The two recent late nights are catching up with me so I decided to set up the camera and make a timelapse of the summer milky transiting past the yew tree and nearby tree line.

While the camera was clicking away, I got out my handheld binoculars and set up the sun lounger. I felt like a change from the big dob and what better what than to relax in comfort, looking up at the stars. I used the binos to find the enigmatic star R Corona Borealis. This unusual star dims from time to time as carbon builds up in its outer atmosphere. It is normally at or around mag 6 (faint star just visible to the naked eye) but then dims to mag 14 which needs a large telescope to see. I used the SPA and BAA VSS chart to locate R Cor Bor and it is clearly in a fade. I shall continue to monitor and look for it reappearing in the field of view. I compared it with the star chart and estimated it to be mag 9.5.

I then star hopped to X Herculis again using the BAA VSS finder chart. This was quite a challenge to locate as there appears to be three stars of equal brightness where the chart shows there to be two. I assumed the northern-most star is the variable as shown on the chart although I will need to check this! Anyway, by comparing back and forth I estimated this to be approx. mag 8.7.

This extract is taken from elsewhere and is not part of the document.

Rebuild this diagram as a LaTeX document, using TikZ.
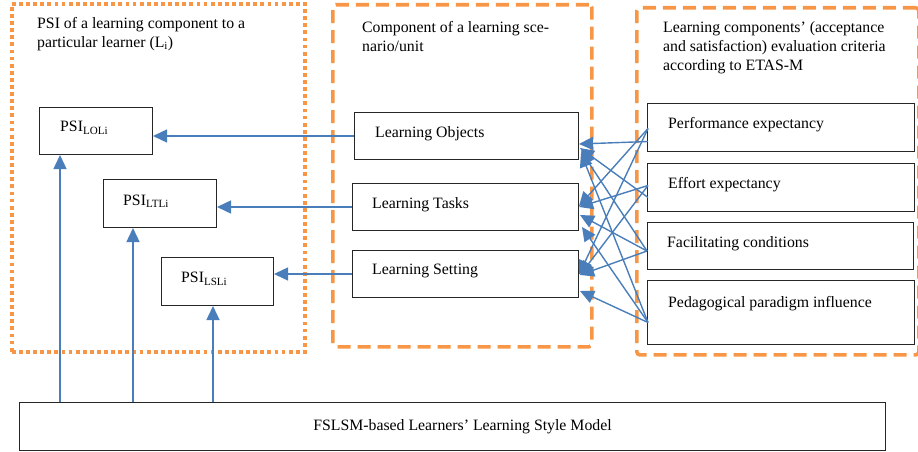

Finder charts for R Cor Bor and X Her
Finder charts for R Cor Bor and X Her


I haven’t made a variable star measurement for some time so this was a real pleasure. I always enjoy binocular observing – especially with the sun lounger fully reclined and the milky way overhead! It was also nice taking 2 minutes to pack everything away – far quicker than the big dob!

Anyway, while I had been measuring variable stars, the camera had been busy collecting photons. I looked at them the next day and, to my horror, the camera only detected the bright stars and not the Milky Way. It turned out I had the ISO still set at 100 following some daytime shots making 1.5 hours of timelapse photography pretty useless!